Jusqu’ici, le gouvernement Trudeau s’est montré ferme en paroles et mollasson en actes. Au printemps 2020, il faisait adopter le projet de loi C-71. A suivi un décret bannissant — en principe — les armes d’assaut. Plus de 1500 modèles de ces armes semi-automatiques de type militaire furent inscrits sur la liste des armes prohibées. Or, c’était un leurre puisque leurs propriétaires pouvaient conserver leur précieux objet pendant deux ans, le temps de mettre en place, avançait-on, un programme de rachat de toutes ces armes. Puis, en février dernier, on apprenait que le gouvernement Trudeau, pusillanime, projetait de se faire encore plus accommodant grâce au projet de loi C-21, qui autorise les propriétaires, une fois munis d’un permis de possession, à garder leur joujou contre la promesse de ne pas s’en servir. Au Canada, on estime qu’il y a entre 155 000 et 200 000 armes d’assaut en circulation.
On peut comprendre que ces compromissions ont souverainement déplu aux groupes qui militent pour un contrôle strict des armes à feu. Dans une lettre envoyée en mars à Justin Trudeau, des survivantes et des proches de femmes tuées lors du drame de Polytechnique ont indiqué que le chef libéral, qu’ils taxent d’hypocrite, ne serait plus le bienvenu lors de la commémoration de la tuerie survenue en décembre 1989 si le projet de loi C-21 n’était pas substantiellement modifié. « Bien que vous et votre gouvernement puissiez sans doute duper une importante partie de la population avec du verbiage politique et des slogans accrocheurs, vous ne pouvez pas duper les familles et les survivants qui se battent depuis plus de 30 ans pour le contrôle des armes », affirment sans ambages les signataires de cette lettre. Avec le déclenchement des élections, le projet de loi est mort au feuilleton, mais une fois l’élection passée, le problème restera entier.
Les électeurs ne peuvent se tourner vers les conservateurs d’Erin O’Toole, qui a senti le besoin de changer le programme de son parti en pleine campagne. Contrairement à ce qui est écrit dans la plateforme, un gouvernement conservateur n’abolirait plus le projet de loi C-71. Tout au plus irait-on jouer dans la liste des armes prohibées. Si c’est le cas, ce n’est certes pas pour ajouter à cette liste.

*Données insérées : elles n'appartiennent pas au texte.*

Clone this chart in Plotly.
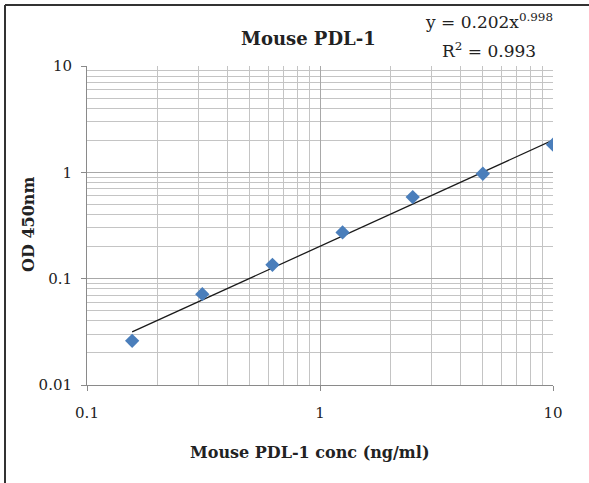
import plotly.graph_objects as go

# Data
conc = [0.15625, 0.3125, 0.625, 1.25, 2.5, 5, 10]
od450 = [0.026, 0.0715, 0.135, 0.272, 0.585, 0.97, 1.82]

# Power trendline endpoints (y = 0.202x^0.998)
trend_x = [0.15625, 10]
trend_y = [0.0316, 2.01]

x_major = [0.1, 1, 10]
x_minor = [0.2, 0.3, 0.4, 0.5, 0.6, 0.7, 0.8, 0.9, 2, 3, 4, 5, 6, 7, 8, 9]
y_major = [0.01, 0.1, 1, 10]
y_minor = [0.02, 0.03, 0.04, 0.05, 0.06, 0.07, 0.08, 0.09,
           0.2, 0.3, 0.4, 0.5, 0.6, 0.7, 0.8, 0.9,
           2, 3, 4, 5, 6, 7, 8, 9]
x_ticktext = ["0.1", "1", "10"]
y_ticktext = ["0.01", "0.1", "1", "10"]

W, H = 589, 483
L, R, T, B = 87, 553, 66, 385

def px(x):
    return (x - L) / (R - L)

def py(y):
    return (B - y) / (B - T)

SERIF = "DejaVu Serif"
GRID = "#c4c4c4"

fig = go.Figure()
fig.add_trace(go.Scatter(
    x=trend_x, y=trend_y, mode="lines",
    line=dict(color="#1a1a1a", width=1.3), showlegend=False, hoverinfo="skip"))
fig.add_trace(go.Scatter(
    x=conc, y=od450, mode="markers",
    marker=dict(symbol="diamond", size=11, color="#4a7ebb"),
    showlegend=False))

axis_common = dict(
    type="log", showline=True, linecolor="#8a8a8a", linewidth=1,
    ticks="outside", ticklen=5, tickcolor="#8a8a8a",
    showgrid=True, gridcolor="#a8a8a8", gridwidth=1,
    tickfont=dict(family=SERIF, size=15, color="#222"),
    zeroline=False, mirror=False,
)

fig.update_xaxes(
    **axis_common, range=[-1, 1], tickmode="array",
    tickvals=x_major, ticktext=x_ticktext, ticklabelstandoff=9,
    minor=dict(tickmode="array", tickvals=x_minor, showgrid=True,
               gridcolor=GRID, gridwidth=1, ticks=""),
)
fig.update_yaxes(
    **axis_common, range=[-2, 1], tickmode="array",
    tickvals=y_major, ticktext=y_ticktext, ticklabelstandoff=6,
    minor=dict(tickmode="array", tickvals=y_minor, showgrid=True,
               gridcolor=GRID, gridwidth=1, ticks=""),
)

annotations = [
    dict(text="<b>Mouse PDL-1</b>", x=px(308), y=py(38),
         font=dict(family=SERIF, size=18, color="#222")),
    dict(text="y = 0.202x<sup>0.998</sup>", x=px(489), y=py(21),
         font=dict(family=SERIF, size=17, color="#222")),
    dict(text="R<sup>2</sup> = 0.993", x=px(489), y=py(50),
         font=dict(family=SERIF, size=17, color="#222")),
    dict(text="<b>Mouse PDL-1 conc (ng/ml)</b>", x=px(309), y=py(452),
         font=dict(family=SERIF, size=16, color="#222")),
    dict(text="<b>OD 450nm</b>", x=px(28), y=py(225), textangle=-90,
         font=dict(family=SERIF, size=16, color="#222")),
]
for a in annotations:
    a.update(xref="paper", yref="paper", showarrow=False,
             xanchor="center", yanchor="middle")

shapes = [
    dict(type="line", xref="paper", yref="paper",
         x0=px(5), x1=px(5), y0=py(5), y1=py(490),
         line=dict(color="#333", width=2)),
    dict(type="line", xref="paper", yref="paper",
         x0=px(5), x1=px(595), y0=py(5), y1=py(5),
         line=dict(color="#333", width=2)),
]

fig.update_layout(
    width=W, height=H,
    margin=dict(l=L, r=W - R, t=T, b=H - B),
    paper_bgcolor="white", plot_bgcolor="white",
    annotations=annotations, shapes=shapes,
    showlegend=False,
)

fig.write_html("out.html", config={"displayModeBar": False},
               post_script="document.body.style.margin='0';document.body.style.padding='0';")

Saugrenue, la volte-face d’Erin O’Toole n’est absolument pas crédible.
Au-delà des armes d’assaut, le véritable problème qui confronte les municipalités, c’est la prolifération des armes de poing sur leur territoire. Le gouvernement Trudeau s’est engagé à renforcer les contrôles douaniers, mais l’effet de cette mesure ne s’est pas fait sentir, s’il faut en croire les maires.
Ottawa mise sur le délestage de ses responsabilités. Justin Trudeau a promis un milliard aux provinces qui se chargeraient de régler le problème pour le gouvernement fédéral. Il a incité chacune des villes à interdire les armes de poing sur leur territoire. Or, comme l’ont rappelé les maires, il est illusoire de penser qu’une ville peut imposer une telle interdiction alors que la municipalité d’à côté s’en passe, tout comme une province seule ne peut freiner le trafic d’armes interprovincial. C’est à l’importation illégale d’armes qu’il faut s’en prendre, une responsabilité fédérale, et c’est aussi à Ottawa de renforcer le Code criminel s’il y a lieu, et donner aux policiers, dont ses propres gendarmes royaux, des moyens légaux d’intervenir.
La plateforme électorale des libéraux est truffée d’engagements qui empiètent sur les compétences des provinces. S’il remporte la victoire aux prochaines élections, Justin Trudeau, qui promet de faire ce qu’il n’a pas eu le courage de faire jusqu’ici pour le contrôle des armes à feu, devrait faire en sorte que son gouvernement s’occupe avec efficacité de ses propres responsabilités.